PUBLISHED: 13:41 01 August 2013 | UPDATED: 13:41 01 August 2013

Abandoned horses along the Saxon Way in Gravesend

Abandoned horses along the Saxon Way in Gravesend

Archant

A mare was left abandoned in the sweltering heat with a dead foal hanging out of her, causing outcry among animal charities who say more needs to be done to hold horse owners to account.

World Horse Welfare field officer for Kent, Alana Chapman, made the gruesome discovery along the Saxon Shore Way in Gravesend -an eight-mile-long grassland littered with abandoned and neglected horses.

She said: “I tend to get calls from passers-by regarding concerns for the horses and I visit there quite frequently. It is difficult because you have to walk for miles across large stretches of land to find the horses of concern as there are more than 100 all running feral.”

“After walking for three miles across the vast grassland I came across this coloured mare, she was laying down.

“The closer I got to her the more strongly I could smell this vile smell, like a rotting stench. The poor mare looked as if she had prolapsed, but what had really happened was she had given birth to a dead foal, the foal and afterbirth were hanging out of her, just left there.

“It was a very hot day and she must have been so incredibly uncomfortable with no one to care for her. I then had to walk three miles to get the vet and again attempt to find her amongst all the other horses. Once the vet had checked her, we found that she had a broken pelvis, so we had to put her to sleep to end her suffering.

“This is another example of horses being left to indiscriminately breed with one another without proper care.”

World Horse Welfare has dealt with numerous horses from the area, dragging them out of deep marshland and working with vets to put them to sleep at the scene because of the severity of their suffering.

Alana says unless laws are tightened up the problem will only get worse, with many animals suffering and dying in the meantime.

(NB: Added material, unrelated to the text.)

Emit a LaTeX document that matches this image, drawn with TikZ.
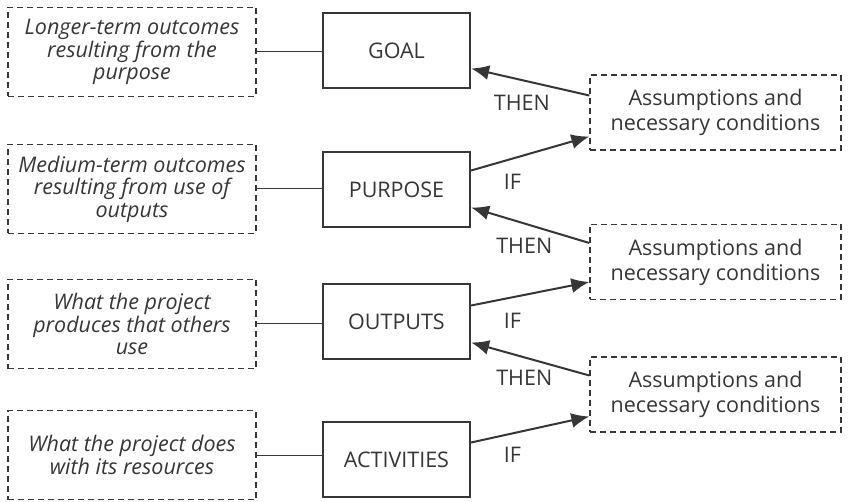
\documentclass[tikz,border=0pt]{standalone}
\usepackage{fontspec}
\setmainfont{Open Sans}
\usetikzlibrary{arrows.meta}
\definecolor{ink}{HTML}{363636}
\begin{document}
\begin{tikzpicture}[x=1pt,y=-1pt,>={Latex[length=18pt,width=15pt]},
  level/.style={rectangle,draw=ink,line width=2.2pt,fill=white,minimum width=147pt,minimum height=75pt,text=ink,font=\fontsize{21.5}{25}\selectfont},
  note/.style={rectangle,draw=ink,dash pattern=on 6pt off 4pt,line width=1.3pt,minimum width=248pt,minimum height=89pt,align=center,text=ink,font=\fontsize{21.5}{22.5}\selectfont\itshape},
  cond/.style={rectangle,draw=ink,dash pattern=on 6pt off 4pt,line width=1.3pt,minimum width=251pt,minimum height=75pt,align=center,text=ink,font=\fontsize{21.5}{25}\selectfont},
  link/.style={->,draw=ink,line width=2pt},
  tag/.style={text=ink,font=\fontsize{21.5}{25}\selectfont}]
\useasboundingbox (0,0) rectangle (848,502);

\node (goal) at (396.5,50.5)[level]{GOAL};
\node (purpose) at (396.5,189.5)[level]{PURPOSE};
\node (outputs) at (396.5,321.5)[level]{OUTPUTS};
\node (activities) at (396.5,459.5)[level]{ACTIVITIES};

\node (n1) at (132,52)[note]{Longer-term outcomes\\resulting from the\\purpose};
\node (n2) at (132,189)[note]{Medium-term outcomes\\resulting from use of\\outputs};
\node (n3) at (132,324)[note]{What the project\\produces that others\\use};
\node (n4) at (132,455)[note]{What the project does\\with its resources};

\node (c1) at (715.5,112.5)[cond]{Assumptions and\\necessary conditions};
\node (c2) at (715.5,262)[cond]{Assumptions and\\necessary conditions};
\node (c3) at (715.5,394.5)[cond]{Assumptions and\\necessary conditions};

\draw[ink,line width=1pt] (n1.east) -- (n1.east -| goal.west);
\draw[ink,line width=1pt] (n2.east) -- (n2.east -| purpose.west);
\draw[ink,line width=1pt] (n3.east) -- (n3.east -| outputs.west);
\draw[ink,line width=1pt] (n4.east) -- (n4.east -| activities.west);

\draw[link] ([yshift=17pt]c1.west)--node[tag,pos=0.57,below=11pt]{THEN}([yshift=-18pt]goal.east);
\draw[link] ([yshift=19pt]purpose.east)--node[tag,pos=0.35,below=11pt]{IF}([yshift=-24pt]c1.west);
\draw[link] ([yshift=19pt]c2.west)--node[tag,pos=0.55,below=10pt]{THEN}([yshift=-18pt]purpose.east);
\draw[link] ([yshift=16pt]outputs.east)--node[tag,pos=0.35,below=12pt]{IF}([yshift=-20pt]c2.west);
\draw[link] ([yshift=19pt]c3.west)--node[tag,pos=0.55,below=8pt]{THEN}([yshift=-21pt]outputs.east);
\draw[link] ([yshift=17pt]activities.east)--node[tag,pos=0.35,below=9pt]{IF}([yshift=-22pt]c3.west);
\end{tikzpicture}
\end{document}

“The problem is that none of these equines are microchipped or passported,” continues Alana. “So there is no way to link these horses to their owners, therefore no action can be taken against owners. Fly grazing has massively increased in my area, partly due to the economic crisis but mainly due to the fact that people can get away with doing it.

“Owners can simply dump their animals on good land, with good grazing, for free and if they cannot be held accountable for their actions then why would they not put them on there? The reality is that eventually these horses will die; it is inevitable that the equines will deteriorate without proper care. Charities cannot cope with mass numbers like these that are currently all over the UK right now, in the same position. We need help to put a stop to this.”